Part of a Bigger Pattern
France isn't alone. Germany, Italy, and Spain have all imposed restrictions on sites like Polymarket, according to DAWN and Engadget. Spain ordered its own block on both Polymarket and Kalshi while investigators there determine whether the platforms violate Spanish gambling law, per Engadget.
In the U.S., Minnesota passed a law banning prediction markets from operating in the state, and other states have filed lawsuits against Polymarket and Kalshi, according to Engadget.
The insider-trading concerns aren't limited to Europe, either. A U.S. soldier now faces federal charges for allegedly using classified military intelligence to bet on the outcome of the January operation targeting former Venezuelan President Nicolás Maduro, reportedly netting more than $400,000, according to news.bitcoin.com and DAWN. That case is a pending federal prosecution, not a conviction.

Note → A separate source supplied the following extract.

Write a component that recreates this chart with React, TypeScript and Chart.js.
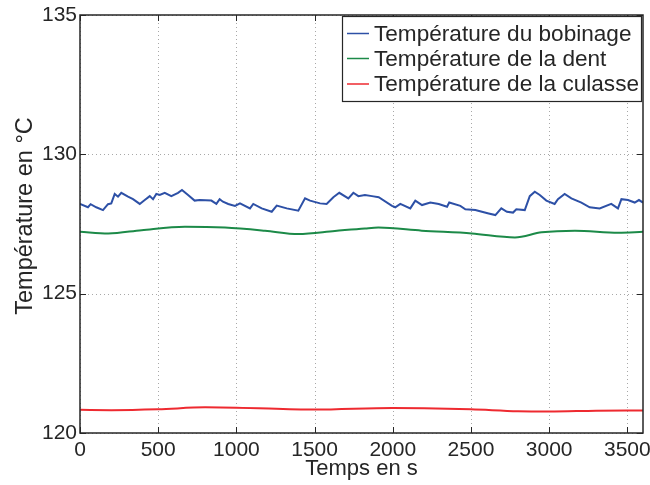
import React, { useEffect, useRef } from "react";
import { Chart, registerables } from "chart.js";

Chart.register(...registerables);

const xTicks = [0, 500, 1000, 1500, 2000, 2500, 3000, 3500];
const yTicks = [120, 125, 130, 135];
const xTitle = "Temps en s";
const yTitle = "Température en °C";
const seriesLabels = [
  "Température du bobinage",
  "Température de la dent",
  "Température de la culasse",
];
const seriesColors = ["#2d50a6", "#1c8a48", "#ee2a30"];

const bobinageT = [
  0, 51, 68, 104, 147, 179, 200, 222, 243, 264, 307, 339, 382, 414, 446, 467,
  488, 510, 542, 584, 627, 652, 691, 733, 765, 840, 872, 893, 914, 948, 991,
  1023, 1087, 1108, 1162, 1226, 1258, 1322, 1396, 1439, 1471, 1535, 1577,
  1620, 1658, 1716, 1748, 1780, 1822, 1867, 1910, 1995, 2016, 2048, 2112,
  2144, 2187, 2240, 2294, 2347, 2361, 2432, 2464, 2528, 2570, 2613, 2656,
  2694, 2730, 2769, 2790, 2844, 2876, 2908, 2940, 2982, 3035, 3056, 3099,
  3142, 3206, 3259, 3323, 3397, 3440, 3462, 3504, 3547, 3574, 3600,
];
const bobinageV = [
  128.22, 128.1, 128.21, 128.1, 128.0, 128.21, 128.24, 128.58, 128.48, 128.62,
  128.48, 128.39, 128.22, 128.36, 128.5, 128.39, 128.58, 128.54, 128.62,
  128.5, 128.62, 128.72, 128.54, 128.34, 128.36, 128.34, 128.22, 128.39,
  128.3, 128.22, 128.15, 128.24, 128.06, 128.22, 128.06, 127.94, 128.16,
  128.06, 127.98, 128.42, 128.34, 128.24, 128.22, 128.46, 128.62, 128.42,
  128.62, 128.5, 128.54, 128.5, 128.46, 128.15, 128.1, 128.22, 128.06, 128.34,
  128.18, 128.27, 128.22, 128.12, 128.27, 128.15, 128.03, 128.0, 127.94,
  127.88, 127.82, 128.06, 127.94, 127.91, 128.03, 128.0, 128.5, 128.66,
  128.54, 128.34, 128.22, 128.39, 128.58, 128.42, 128.27, 128.1, 128.06,
  128.22, 128.06, 128.39, 128.36, 128.27, 128.36, 128.27,
];

const dentT = [0, 181, 394, 671, 927, 1183, 1396, 1630, 1822, 1908, 2185, 2505, 2781, 2952, 3165, 3442, 3600];
const dentV = [127.22, 127.16, 127.28, 127.4, 127.37, 127.26, 127.14, 127.25, 127.34, 127.37, 127.26, 127.16, 127.02, 127.2, 127.26, 127.19, 127.22];

const culasseT = [0, 200, 500, 800, 1000, 1500, 2000, 2200, 2500, 2800, 3000, 3300, 3600];
const culasseV = [120.83, 120.82, 120.85, 120.92, 120.91, 120.84, 120.9, 120.89, 120.85, 120.78, 120.77, 120.8, 120.81];

const FONT = "'Liberation Sans', Arial, Helvetica, sans-serif";
const INK = "#262626";

const matlabPlugin = {
  id: "matlabStyle",
  beforeDatasetsDraw(chart: any) {
    const { ctx, chartArea: a, scales } = chart;
    const x = scales.x;
    const y = scales.y;
    ctx.save();
    ctx.strokeStyle = "#a8a8a8";
    ctx.lineWidth = 1;
    ctx.setLineDash([1, 3]);
    for (const v of xTicks) {
      const px = Math.round(x.getPixelForValue(v)) + 0.5;
      ctx.beginPath();
      ctx.moveTo(px, a.top);
      ctx.lineTo(px, a.bottom);
      ctx.stroke();
    }
    for (const v of yTicks) {
      const py = Math.round(y.getPixelForValue(v)) + 0.5;
      ctx.beginPath();
      ctx.moveTo(a.left, py);
      ctx.lineTo(a.right, py);
      ctx.stroke();
    }
    ctx.restore();
  },
  afterDatasetsDraw(chart: any) {
    const { ctx, chartArea: a, scales } = chart;
    const x = scales.x;
    const y = scales.y;
    ctx.save();
    ctx.setLineDash([]);
    ctx.strokeStyle = INK;
    ctx.lineWidth = 1.5;
    ctx.strokeRect(a.left, a.top, a.right - a.left, a.bottom - a.top);
    const tl = 6;
    ctx.lineWidth = 1;
    for (const v of xTicks) {
      const px = Math.round(x.getPixelForValue(v)) + 0.5;
      ctx.beginPath();
      ctx.moveTo(px, a.bottom);
      ctx.lineTo(px, a.bottom - tl);
      ctx.moveTo(px, a.top);
      ctx.lineTo(px, a.top + tl);
      ctx.stroke();
    }
    for (const v of yTicks) {
      const py = Math.round(y.getPixelForValue(v)) + 0.5;
      ctx.beginPath();
      ctx.moveTo(a.left, py);
      ctx.lineTo(a.left + tl, py);
      ctx.moveTo(a.right, py);
      ctx.lineTo(a.right - tl, py);
      ctx.stroke();
    }

    // Legend
    const lx = 342;
    const ly = 16.5;
    const lw = a.right - 2 - lx;
    const lh = 85;
    ctx.fillStyle = "#ffffff";
    ctx.fillRect(lx, ly, lw, lh);
    ctx.strokeStyle = INK;
    ctx.lineWidth = 1.2;
    ctx.strokeRect(lx + 0.5, ly, lw, lh);
    ctx.font = `22.6px ${FONT}`;
    ctx.textBaseline = "middle";
    ctx.textAlign = "left";
    const rows = [33.5, 58.5, 84];
    seriesLabels.forEach((lab, i) => {
      ctx.strokeStyle = seriesColors[i];
      ctx.lineWidth = 1.5;
      ctx.beginPath();
      ctx.moveTo(347, rows[i]);
      ctx.lineTo(369, rows[i]);
      ctx.stroke();
      ctx.fillStyle = INK;
      ctx.fillText(lab, 374, rows[i] + 1);
    });

    // Axis titles
    ctx.fillStyle = INK;
    ctx.font = `22px ${FONT}`;
    ctx.textAlign = "center";
    ctx.textBaseline = "alphabetic";
    ctx.fillText(xTitle, (a.left + a.right) / 2, 475);
    ctx.save();
    ctx.translate(32, (a.top + a.bottom) / 2 - 8);
    ctx.rotate(-Math.PI / 2);
    ctx.font = `23.5px ${FONT}`;
    ctx.fillText(yTitle, 0, 0);
    ctx.restore();
    ctx.restore();
  },
};

export default function App() {
  const ref = useRef<HTMLCanvasElement | null>(null);
  useEffect(() => {
    if (!ref.current) return;
    const mk = (ts: number[], vs: number[]) => ts.map((t, i) => ({ x: t, y: vs[i] }));
    const chart = new Chart(ref.current, {
      type: "line",
      data: {
        datasets: [
          { label: seriesLabels[0], data: mk(bobinageT, bobinageV), borderColor: seriesColors[0], borderWidth: 2, pointRadius: 0, tension: 0 },
          { label: seriesLabels[1], data: mk(dentT, dentV), borderColor: seriesColors[1], borderWidth: 2, pointRadius: 0, tension: 0.4, cubicInterpolationMode: "monotone" },
          { label: seriesLabels[2], data: mk(culasseT, culasseV), borderColor: seriesColors[2], borderWidth: 2, pointRadius: 0, tension: 0.4, cubicInterpolationMode: "monotone" },
        ],
      },
      options: {
        responsive: false,
        animation: false,
        devicePixelRatio: 1,
        layout: { padding: { top: 15, right: 7, left: 0, bottom: 0 } },
        plugins: { legend: { display: false }, tooltip: { enabled: false } },
        scales: {
          x: {
            type: "linear",
            min: 0,
            max: 3600,
            afterBuildTicks: (s: any) => {
              s.ticks = xTicks.map((v) => ({ value: v }));
            },
            afterFit: (s: any) => {
              s.height = 52;
              s.paddingLeft = 0;
              s.paddingRight = 0;
            },
            grid: { display: false, drawTicks: false },
            border: { display: false },
            ticks: {
              color: INK,
              font: { family: FONT, size: 21 },
              padding: 5,
              maxRotation: 0,
              autoSkip: false,
              callback: (v: any) => String(v),
            },
          },
          y: {
            type: "linear",
            min: 120,
            max: 135,
            afterBuildTicks: (s: any) => {
              s.ticks = yTicks.map((v) => ({ value: v }));
            },
            afterFit: (s: any) => {
              s.width = 80;
              s.paddingTop = 0;
              s.paddingBottom = 0;
            },
            grid: { display: false, drawTicks: false },
            border: { display: false },
            ticks: {
              color: INK,
              font: { family: FONT, size: 21 },
              padding: 3,
              autoSkip: false,
              callback: (v: any) => String(v),
            },
          },
        },
      },
      plugins: [matlabPlugin],
    } as any);
    return () => chart.destroy();
  }, []);
  return (
    <div style={{ position: "fixed", left: 0, top: 0, width: 650, height: 485, background: "#fff" }}>
      <canvas ref={ref} width={650} height={485} style={{ display: "block" }} />
    </div>
  );
}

Separately, the White House confirmed Thursday, July 16, that it suspended a teleprompter operator over allegations he placed prediction-market bets tied to the content of President Trump's speeches, according to DAWN and news.bitcoin.com. No further details on charges or an ongoing investigation into that individual have been made public.
What's Unresolved
Polymarket has not issued a public response addressed in these reports to France's block or to the Meteo-France hacking complaint. Coinpedia reports the platform still generates more than $1 billion in annualized revenue and faces restrictions in more than 33 countries, meaning the French block is a dent, not a knockout.
Whether prediction markets can build real safeguards, verified identity, tamper-proof data feeds, and insider-trading detection fast enough to outrun the regulators now lining up against them remains unclear. France says the site stays blocked until Polymarket complies with French law. Nobody has said what compliance would actually look like.